Перед тем, как снова провалиться в чудовищную боль, он успел услышать, как Буль, сделав приличный глоток из фляги, вдруг лёг на бок, подпер голову рукой и затянул пьяненьким голосом:
— Чёрный воооо-раааа-аааан, чтож ты вьё-а-а-шься, над маею галаво-о-о-ой…
Это было уже слишком. Но спасительное беспамятство так и не наступило. Просто в этот раз Штык понял, что все предыдущие ситуации, когда ему было плохо, не идут ни в какое сравнение с тем, что надвигалось теперь. Сделать, впрочем, он всё равно ничего не мог, поэтому оставалось только мысленно благодарить Хомяка, который вовремя заметил, что командира тошнит, и ловко перевернул Штыка на живот.

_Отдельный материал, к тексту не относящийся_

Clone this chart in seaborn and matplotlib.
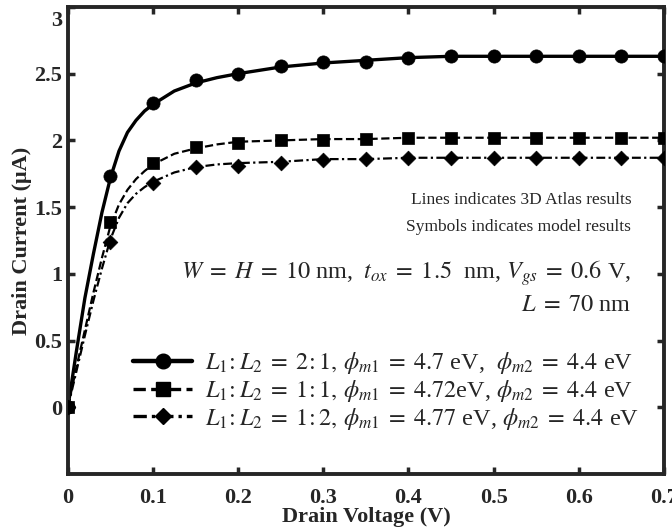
import numpy as np
import pandas as pd
import matplotlib
matplotlib.use("Agg")
import matplotlib.pyplot as plt
import matplotlib.transforms as mtransforms
from matplotlib.lines import Line2D
import seaborn as sns

# Atlas (lines)
x_line = [0, 0.01, 0.02, 0.03, 0.04, 0.05, 0.06, 0.07, 0.08, 0.09, 0.1, 0.125,
          0.15, 0.175, 0.2, 0.25, 0.3, 0.35, 0.4, 0.45, 0.5, 0.6, 0.7]
atlas_21 = [0, 0.42, 0.82, 1.15, 1.46, 1.72, 1.92, 2.06, 2.15, 2.22, 2.27, 2.37,
            2.43, 2.47, 2.50, 2.55, 2.58, 2.60, 2.62, 2.63, 2.63, 2.63, 2.63]
atlas_11 = [0, 0.30, 0.58, 0.86, 1.12, 1.36, 1.52, 1.63, 1.71, 1.77, 1.82, 1.90,
            1.94, 1.97, 1.99, 2.00, 2.01, 2.01, 2.02, 2.02, 2.02, 2.02, 2.02]
atlas_12 = [0, 0.27, 0.54, 0.80, 1.04, 1.26, 1.42, 1.53, 1.60, 1.65, 1.69, 1.76,
            1.80, 1.82, 1.83, 1.84, 1.86, 1.86, 1.87, 1.87, 1.87, 1.87, 1.87]

# model (symbols)
x_model = [0, 0.05, 0.1, 0.15, 0.2, 0.25, 0.3, 0.35, 0.4, 0.45, 0.5, 0.55, 0.6, 0.65, 0.7]
model_21 = [0, 1.73, 2.28, 2.45, 2.50, 2.56, 2.59, 2.59, 2.62, 2.63, 2.63, 2.63, 2.63, 2.63, 2.63]
model_11 = [0, 1.39, 1.83, 1.95, 1.98, 2.00, 2.00, 2.01, 2.02, 2.02, 2.02, 2.02, 2.02, 2.02, 2.02]
model_12 = [0, 1.24, 1.68, 1.80, 1.81, 1.83, 1.85, 1.86, 1.87, 1.87, 1.87, 1.87, 1.87, 1.87, 1.87]

labels = [r'$L_1\!:L_2\;=\;2\!:1,\,\phi_{m1}\;=\;4.7$ eV,  $\phi_{m2}\;=\;4.4$ eV',
          r'$L_1\!:L_2\;=\;1\!:1,\,\phi_{m1}\;=\;4.72$eV, $\phi_{m2}\;=\;4.4$ eV',
          r'$L_1\!:L_2\;=\;1\!:2,\,\phi_{m1}\;=\;4.77$ eV, $\phi_{m2}\;=\;4.4$ eV']

x_ticks = [0, 0.1, 0.2, 0.3, 0.4, 0.5, 0.6, 0.7]
x_ticklabels = ['0', '0.1', '0.2', '0.3', '0.4', '0.5', '0.6', '0.7']
y_ticks = [0, 0.5, 1, 1.5, 2, 2.5, 3]
y_ticklabels = ['0', '0.5', '1', '1.5', '2', '2.5', '3']

sns.set_theme(style='ticks')
plt.rcParams['font.family'] = ['Liberation Serif', 'DejaVu Serif']
plt.rcParams['mathtext.fontset'] = 'stix'

fig = plt.figure(figsize=(6.72, 5.31), dpi=100)
ax = fig.add_axes([0.101, 0.107, 0.887, 0.880])

styles = [('-', 'o', 9.5, 2.4), ('--', 's', 8.5, 1.6), ((0, (4, 1.5, 1, 1.5)), 'D', 7.5, 1.6)]
atlas = [atlas_21, atlas_11, atlas_12]
model = [model_21, model_11, model_12]

handles = []
for (ls, mk, ms, lw), ya, ym, lab in zip(styles, atlas, model, labels):
    sns.lineplot(x=x_line, y=ya, ax=ax, color='black', lw=lw, linestyle=ls,
                 estimator=None, sort=False)
    sns.scatterplot(x=x_model, y=ym, ax=ax, color='black', marker=mk,
                    s=ms ** 2, edgecolor='black', linewidth=0.5, zorder=3)
    handles.append(Line2D([], [], color='black', lw=lw + 0.8, linestyle=ls,
                          marker=mk, markersize=ms + 1, label=lab))

ax.set_xlim(0, 0.7)
ax.set_ylim(-0.5, 3)
ax.set_xticks(x_ticks)
ax.set_xticklabels(x_ticklabels)
ax.set_yticks(y_ticks)
ax.set_yticklabels(y_ticklabels)
ax.tick_params(direction='in', length=5, width=2.5, color='#262626',
               top=True, right=True, labelsize=16)
ax.tick_params(axis='x', pad=10)
ax.tick_params(axis='y', pad=4)
for lbl in ax.get_xticklabels() + ax.get_yticklabels():
    lbl.set_fontweight('bold')
    lbl.set_color('#262626')
# top label "3" sits a little below the spine in the original
top_lbl = ax.get_yticklabels()[-1]
top_lbl.set_transform(top_lbl.get_transform() +
                      mtransforms.ScaledTranslation(0, -8 / 72, fig.dpi_scale_trans))
for sp in ax.spines.values():
    sp.set_linewidth(2.8)
    sp.set_color('#262626')

ax.set_xlabel('Drain Voltage (V)', fontsize=16, fontweight='bold', labelpad=-1)
ax.set_ylabel('Drain Current (μA)', fontsize=16, fontweight='bold', labelpad=2)

ax.text(0.945, 0.587, 'Lines indicates 3D Atlas results', transform=ax.transAxes,
        ha='right', va='center', fontsize=12.5)
ax.text(0.945, 0.529, 'Symbols indicates model results', transform=ax.transAxes,
        ha='right', va='center', fontsize=12.5)
ax.text(0.945, 0.431,
        r'$W\;=\;H\;=\;10$ nm, $\;t_{ox}\;=\;1.5$  nm, $V_{gs}\;=\;0.6$ V,',
        transform=ax.transAxes, ha='right', va='center', fontsize=17.5)
ax.text(0.945, 0.362, r'$L\;=\;70$ nm', transform=ax.transAxes,
        ha='right', va='center', fontsize=17.5)

ax.legend(handles=handles, loc='center left', bbox_to_anchor=(0.109, 0.178),
          frameon=False, fontsize=17.5, handlelength=2.45, handletextpad=0.5,
          borderpad=0, borderaxespad=0, labelspacing=0.08)

fig.savefig('out.png', dpi=100)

Представление о времени потерялось где-то между спазмами в желудке и невыносимой головной болью. Краем сознания Штык понимал, что через множество веков, а может, даже и тысячелетий его умыли, окунув целиком головой в ручей, подняли под руки и снова потащили по лесу.
Он даже умудрился сохранить подвижность ног, но шевелил ими скорее инстинктивно, поскольку практически их не чувствовал.
Зато «бойцы» ощущали себя просто превосходно. В тишине леса Зоны их задорные пьяные голоса было слышно, наверное, за километр. Так они и шли, распугав, по всей видимости, всех местных мутантов. Во всяком случае, мужскому хору из двух человек никто даже не пытался помешать. Сперва пели всё больше народное. Потом переключились на песни своей далёкой молодости. А когда дело дошло до слезливого блатняка, Штык снова ощутил, что начинает потихоньку «всплывать» над сплошной пучиной тошноты и боли.